[lead]When UT-ORNL Governor’s Chair William Weber began his career studying the effects of radiation materials, his work was constricted, somewhat dangerous, and time-intensive.[/lead]

“We always had to put on protective clothing and handle the materials in glove boxes,” he remembered. “The materials were remotely handled using tweezers or tongs, and there was always a background level of radiation.”

But now, what took years of study can be done in just a day without the risk of radiation and the confines of glove boxes.

How? UT’s Ion Beam Materials Laboratory (IBML), which is home to an ion beam accelerator.

The accelerator has the ability to speed up the effects of radiation without actually exposing people to them. It does this by energizing ions, then shooting them at materials mounted in one of four target chambers. The lab, housed in UT’s Senter Hall, is the brainchild of Weber who directs it.

In general, IBML harnesses the power of ions to study their good, bad, and not-so-ugly abilities as it relates to materials interactions.

So, what’s the good? Weber uses the ion beams to improve existing materials by modifying their magnetic, electrical, or optical properties, thus changing their functions and abilities.

The possibilities of this fundamental work, funded by the US Department of Energy’s (DOE) Office of Science, are seemingly endless—from improving semiconductors and information transfer between devices to developing mini-labs on a chip.
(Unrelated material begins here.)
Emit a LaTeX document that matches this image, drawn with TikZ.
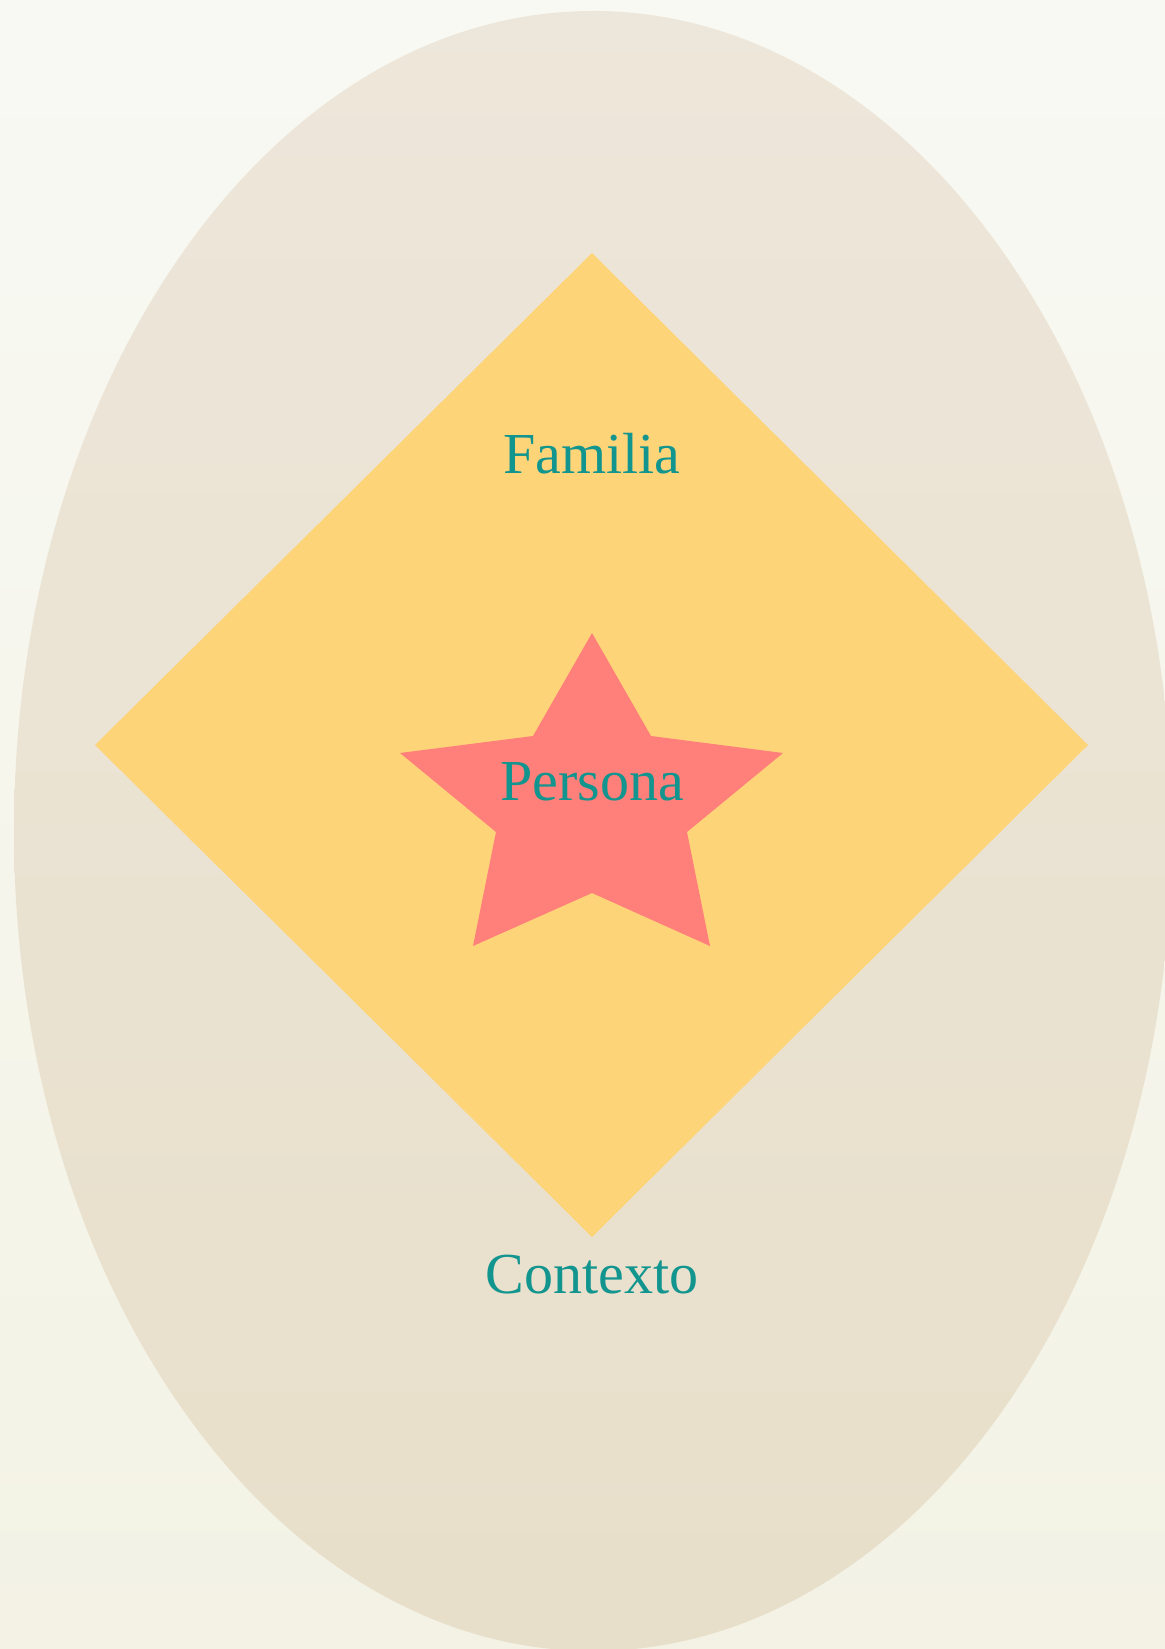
\documentclass[tikz,border=0pt]{standalone}
\usepackage{fontspec}
\setmainfont{Liberation Serif}
\usepackage{tikz}

\definecolor{bgtop}{HTML}{F8F9F3}
\definecolor{bgbot}{HTML}{F3F2E5}
\definecolor{ovaltop}{HTML}{EDE6DA}
\definecolor{ovalbot}{HTML}{E8DFCA}
\definecolor{rombo}{HTML}{FED479}
\definecolor{estrella}{HTML}{FF7F7A}
\definecolor{tealtxt}{HTML}{12958E}

\begin{document}
\begin{tikzpicture}[
  x=0.01cm, y=-0.01cm,
  lbl/.style={text=tealtxt, font=\fontsize{16.5}{19}\selectfont, inner sep=0pt, anchor=base}
]
% fondo
\shade[top color=bgtop, bottom color=bgbot] (0,0) rectangle (1165,1649);
\useasboundingbox (0,0) rectangle (1165,1649);
% ovalo (contexto)
\begin{scope}
  \clip (593,831) ellipse [x radius=579, y radius=820];
  \shade[top color=ovaltop, bottom color=ovalbot] (0,0) rectangle (1165,1649);
\end{scope}
% rombo (familia)
\fill[rombo] (592,253) -- (1088,745) -- (592,1237) -- (95,745) -- cycle;
% estrella (persona)
\fill[estrella] (592,633) -- (651,736) -- (783,753) -- (687,832) -- (710,946)
  -- (592,893) -- (473,946) -- (496,832) -- (400,753) -- (533,736) -- cycle;
% etiquetas
\node[lbl] (familia)  at (592,473)  {Familia};
\node[lbl] (persona)  at (592,800)  {Persona};
\node[lbl] (contexto) at (592,1293) {Contexto};
\end{tikzpicture}
\end{document}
Weber also studies the so-called bad side of ions created in nuclear environments—their damaging effects on materials, but without the radioactivity.

“These ions act as billiard balls on a pool table,” Weber explained. “They knock the atoms inside materials around but they also excite the electrons. So, it is very challenging to understand and model their behavior.”

By using the IBML to shoot heavy ions at materials, Weber and other researchers simulate the radiation effects of what sixty years inside a reactor, or hundreds of thousands of years sitting in nuclear waste would look like in order to predict their performance in a nuclear environment. The work is especially relevant to making nuclear power safer.

Oxidization can occur on the zirconium-based metal cladding when exposed to high temperature steam during an accident. When rapid oxidation occurs, it exposes the fuel to the air creating the danger for release of radioactive materials.

With funding from the DOE Office of Nuclear Energy, Weber also researches the performance of new materials that could be used in the next generation of reactors and how their radiation tolerance could be improved. His research is also useful for nuclear waste disposal plans.

Finally, Weber’s work peers into the not-so-ugly side of ions by harnessing their ability to reveal the chemistry of materials.

Weber has been surprised and fascinated by the way ions behave for more than forty years. Ironically (or ionically), Weber began his work with radioactive materials as an undergraduate student during a summer internship at Oak Ridge National Laboratory. Now, the career of this joint UT-ORNL Governor’s Chair has come full circle as he is now the one training the next generation of scientists.

Weber has accomplished a lot—with or without the power of an ion beam accelerator—and he can only imagine what his students will accomplish with the power of ions at their fingertips.